In diesem Sinne werden sich auch Enterprise Information Portale (EIP) in die Richtung entwickeln, nicht bloß einen einheitlichen Browser-basierten Zugriff auf Daten und Dokumente zu liefern. Durch die Navigation über semantische Beziehungen bieten sie den Anwendern konkrete Unterstützung bei der Erschließung neuer Informationen. Wissensmanagement und eLearning wachsen an dieser Stelle zusammen.

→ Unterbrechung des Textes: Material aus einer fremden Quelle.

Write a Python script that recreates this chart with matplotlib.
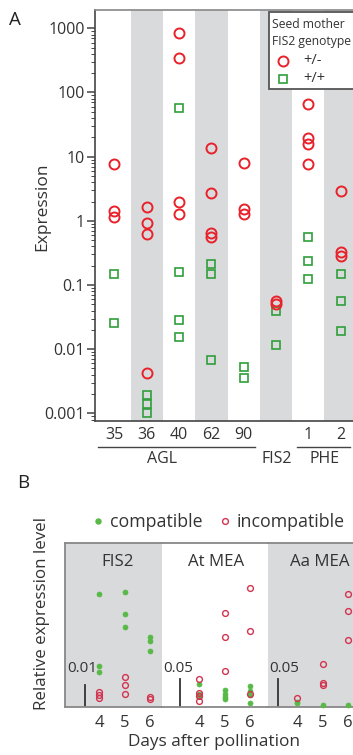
import matplotlib
matplotlib.use("Agg")
import matplotlib.pyplot as plt
from matplotlib.lines import Line2D
from matplotlib.patches import Rectangle
import matplotlib.ticker as mticker

plt.rcParams['font.family'] = ['Open Sans', 'DejaVu Sans']

W, H = 353, 755
TXT = '#333333'

# ---------------- Panel A data ----------------
genes = ['35', '36', '40', '62', '90', '', '1', '2']
het_35 = [7.8, 1.4, 1.15]
wt_35 = [0.15, 0.026]
het_36 = [1.65, 0.93, 0.63, 0.0042]
wt_36 = [0.0019, 0.0014, 0.00103]
het_40 = [860, 350, 2.0, 1.3]
wt_40 = [58, 0.157, 0.028, 0.0156]
het_62 = [13.8, 2.76, 0.65, 0.56]
wt_62 = [0.21, 0.146, 0.0068]
het_90 = [8.1, 1.52, 1.27]
wt_90 = [0.0053, 0.0036]
het_fis2 = [0.057, 0.05]
wt_fis2 = [0.039, 0.0118]
het_phe1 = [66, 19.8, 15.6, 7.6]
wt_phe1 = [0.56, 0.24, 0.126]
het_phe2 = [2.93, 0.33, 0.285]
wt_phe2 = [0.148, 0.057, 0.019]
het_all = [het_35, het_36, het_40, het_62, het_90, het_fis2, het_phe1, het_phe2]
wt_all = [wt_35, wt_36, wt_40, wt_62, wt_90, wt_fis2, wt_phe1, wt_phe2]
ytick_vals = [0.001, 0.01, 0.1, 1, 10, 100, 1000]
ytick_labels = ['0.001', '0.01', '0.1', '1', '10', '100', '1000']
legend_title = ['Seed mother', 'FIS2 genotype']
legend_labels = ['+/-', '+/+']

# ---------------- Panel B data ----------------
days = [4, 5, 6]
fis2_c4 = [0.0511, 0.0185, 0.0156]
fis2_c5 = [0.052, 0.042, 0.0364]
fis2_c6 = [0.0318, 0.0299, 0.0253]
fis2_i4 = [0.0066, 0.0052, 0.0040]
fis2_i5 = [0.0136, 0.0099, 0.0058]
fis2_i6 = [0.0043, 0.0034]
atmea_c4 = [0.041, 0.023, 0.0195]
atmea_c5 = [0.030, 0.024, 0.018, 0.0134]
atmea_c6 = [0.038, 0.029, 0.021, 0.007]
atmea_i4 = [0.0498, 0.0244, 0.0195, 0.0109]
atmea_i5 = [0.171, 0.127, 0.065]
atmea_i6 = [0.215, 0.138, 0.024]
aamea_c4 = [0.009, 0.006]
aamea_c5 = [0.003]
aamea_c6 = [0.003]
aamea_i4 = [0.0153]
aamea_i5 = [0.0776, 0.0425, 0.0395]
aamea_i6 = [0.205, 0.174, 0.121]
panel_titles = ['FIS2', 'At MEA', 'Aa MEA']
scale_vals = [0.01, 0.05, 0.05]
scale_labels = ['0.01', '0.05', '0.05']
compat = [[fis2_c4, fis2_c5, fis2_c6], [atmea_c4, atmea_c5, atmea_c6], [aamea_c4, aamea_c5, aamea_c6]]
incompat = [[fis2_i4, fis2_i5, fis2_i6], [atmea_i4, atmea_i5, atmea_i6], [aamea_i4, aamea_i5, aamea_i6]]


def fx(x):
    return x / W


def fy(y):
    return 1 - y / H


fig = plt.figure(figsize=(W / 100, H / 100), dpi=100)

# ================= Panel A =================
RED_A = '#e8222b'
GREEN_A = '#2f9e3a'
GRAY = '#d9dadc'
axA = fig.add_axes([fx(95), fy(421), fx(360 - 95), (421 - 10) / H])
axA.set_yscale('log')
axA.set_xlim(-0.6, 7.6)
axA.set_ylim(7.6e-4, 1928)
for i in range(len(genes)):
    if i % 2 == 1:
        axA.axvspan(i - 0.5, i + 0.5, color=GRAY, lw=0, zorder=0)
for i, (h, w) in enumerate(zip(het_all, wt_all)):
    axA.plot([i] * len(w), w, ls='none', marker='s', ms=6.3, mfc='none',
             mec=GREEN_A, mew=1.2, zorder=3)
    axA.plot([i] * len(h), h, ls='none', marker='o', ms=7.2, mfc='none',
             mec=RED_A, mew=1.4, zorder=4)
axA.set_yticks(ytick_vals)
axA.set_yticklabels(ytick_labels)
axA.yaxis.set_minor_locator(mticker.LogLocator(base=10, subs=range(2, 10), numticks=20))
axA.yaxis.set_minor_formatter(mticker.NullFormatter())
axA.tick_params(axis='y', which='major', length=6, width=1.1, color='#444444',
                labelsize=11.5, labelcolor=TXT, pad=1.5, direction='out')
axA.tick_params(axis='y', which='minor', length=3, width=0.7, color='#444444')
axA.set_xticks(range(len(genes)))
axA.set_xticklabels(genes)
axA.tick_params(axis='x', length=0, labelsize=11.5, labelcolor=TXT, pad=4)
for s in ['left', 'bottom']:
    axA.spines[s].set_color('#444444')
    axA.spines[s].set_linewidth(1.2)
axA.spines['top'].set_color('#888888')
axA.spines['top'].set_linewidth(1.2)
axA.spines['right'].set_visible(False)
fig.text(fx(42), fy(207), 'Expression', rotation=90, ha='center', va='center',
         fontsize=12.5, color=TXT)

# group lines under x labels
fig.add_artist(Line2D([fx(98), fx(255)], [fy(447), fy(447)], color='#444444', lw=1))
fig.add_artist(Line2D([fx(297), fx(350)], [fy(447), fy(447)], color='#444444', lw=1))
fig.text(fx(162), fy(459), 'AGL', ha='center', va='center', fontsize=11.5, color=TXT)
fig.text(fx(277), fy(459), 'FIS2', ha='center', va='center', fontsize=11.5, color=TXT)
fig.text(fx(325), fy(459), 'PHE', ha='center', va='center', fontsize=11.5, color=TXT)

# legend box for panel A (extends beyond the right edge like the reference)
fig.add_artist(Rectangle((fx(269), fy(89)), fx(100), (89 - 12) / H,
                         transform=fig.transFigure, facecolor='white',
                         edgecolor='#555555', lw=1.3, zorder=5))
fig.text(fx(272), fy(24), legend_title[0], ha='left', va='center', fontsize=8.7,
         color=TXT, zorder=6)
fig.text(fx(272), fy(41), legend_title[1], ha='left', va='center', fontsize=8.7,
         color=TXT, zorder=6)
fig.add_artist(Line2D([fx(283)], [fy(61)], ls='none', marker='o', ms=7.2, mfc='none',
                      mec=RED_A, mew=1.4, transform=fig.transFigure, zorder=6))
fig.add_artist(Line2D([fx(283)], [fy(79)], ls='none', marker='s', ms=6.3, mfc='none',
                      mec=GREEN_A, mew=1.2, transform=fig.transFigure, zorder=6))
fig.text(fx(303), fy(61), legend_labels[0], ha='left', va='center', fontsize=10.5,
         color=TXT, zorder=6)
fig.text(fx(303), fy(79), legend_labels[1], ha='left', va='center', fontsize=10.5,
         color=TXT, zorder=6)

fig.text(fx(15), fy(20), 'A', fontsize=13.5, ha='center', va='center', color='#222222')
fig.text(fx(23), fy(483), 'B', fontsize=13.5, ha='center', va='center', color='#222222')

# ================= Panel B =================
RED_B = '#d2344f'
GREEN_B = '#58b947'
bx = [(65, 162), (162, 268), (268, 380)]
day4_px = [99, 199, 297]
bar_px = [85, 180, 278]
lab_px = [82.5, 178.5, 284]
title_px = [118, 216, 320]
bar_len_px = [22, 27.5, 27.5]
unit = 25.5
top_px, bot_px = 543.3, 706.7
band_cols = [GRAY, 'white', GRAY]
for k in range(3):
    x0, x1 = bx[k]
    ax = fig.add_axes([fx(x0), fy(bot_px), fx(x1 - x0), (bot_px - top_px) / H])
    left = 4 - (day4_px[k] - x0) / unit
    ax.set_xlim(left, left + (x1 - x0) / unit)
    ax.set_ylim(0, scale_vals[k] * (bot_px - top_px) / bar_len_px[k])
    ax.set_facecolor(band_cols[k])
    for d, vals in zip(days, compat[k]):
        ax.plot([d] * len(vals), vals, ls='none', marker='o', ms=3.6,
                mfc=GREEN_B, mec=GREEN_B, mew=0.5, zorder=3, clip_on=False)
    for d, vals in zip(days, incompat[k]):
        ax.plot([d] * len(vals), vals, ls='none', marker='o', ms=4.2,
                mfc='none', mec=RED_B, mew=1.0, zorder=4, clip_on=False)
    bxpos = 4 - (day4_px[k] - bar_px[k]) / unit
    ax.plot([bxpos, bxpos], [0, scale_vals[k]], color='#333333', lw=1.3, zorder=2)
    lxpos = 4 - (day4_px[k] - lab_px[k]) / unit
    ax.text(lxpos, (bot_px - 668) / (bot_px - top_px), scale_labels[k],
            transform=ax.get_xaxis_transform(), ha='center', va='center',
            fontsize=11, color=TXT)
    ax.text(4 - (day4_px[k] - title_px[k]) / unit,
            (bot_px - 562) / (bot_px - top_px), panel_titles[k],
            transform=ax.get_xaxis_transform(), ha='center', va='center',
            fontsize=12.2, color=TXT)
    ax.set_xticks(days)
    ax.set_xticklabels([str(d) for d in days])
    ax.tick_params(axis='x', length=0, labelsize=12, labelcolor=TXT, pad=6)
    ax.set_yticks([])
    for s in ax.spines.values():
        s.set_color('#888888')
        s.set_linewidth(1.3)
    if k > 0:
        ax.spines['left'].set_visible(False)
    if k < 2:
        ax.spines['right'].set_visible(False)

fig.text(fx(214), fy(742), 'Days after pollination', ha='center', va='center',
         fontsize=12.4, color=TXT)
fig.text(fx(42), fy(614), 'Relative expression level', ha='center', va='center',
         rotation=90, fontsize=12.2, color=TXT)

legB_h = [Line2D([], [], ls='none', marker='o', ms=3.6, mfc=GREEN_B, mec=GREEN_B),
          Line2D([], [], ls='none', marker='o', ms=4.2, mfc='none', mec=RED_B, mew=1.0)]
legB = fig.legend(legB_h, ['compatible', 'incompatible'], loc='center',
                  bbox_to_anchor=(fx(219), fy(522)), ncol=2, frameon=False,
                  fontsize=12.8, handlelength=0.5, handletextpad=0.4,
                  columnspacing=1.0, borderaxespad=0)
for t in legB.get_texts():
    t.set_color(TXT)

fig.savefig('out.png', dpi=100)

Umgekehrt erlangen semantische Netze aber durchaus eine Bedeutung für die klassischen EAI-Felder. Denn auch hier gilt: die über B2B-Marktplätze ausgetauschten Informationen sind in semantischen Netzen durchgängiger verarbeitbar. Dank XML-Repräsentation können sie direkt zwischen Computern ausgetauscht werden. Für die Einbeziehung des Menschen auf dem Marktplatz, bedarf es jedoch keiner programmatischen Aufwände mehr, da sich der Informationsinhalt eines semantischen Netzes selbständig erschließen lässt.

Das tieferliegende Problem von KM liegt also nicht in der Datenintegration, sondern in der Vermittlung kontext-orientierter Bedeutungszusammenhänge. Das Problem als solches erkannt, lässt es sich mit semantischen Technologien bannen.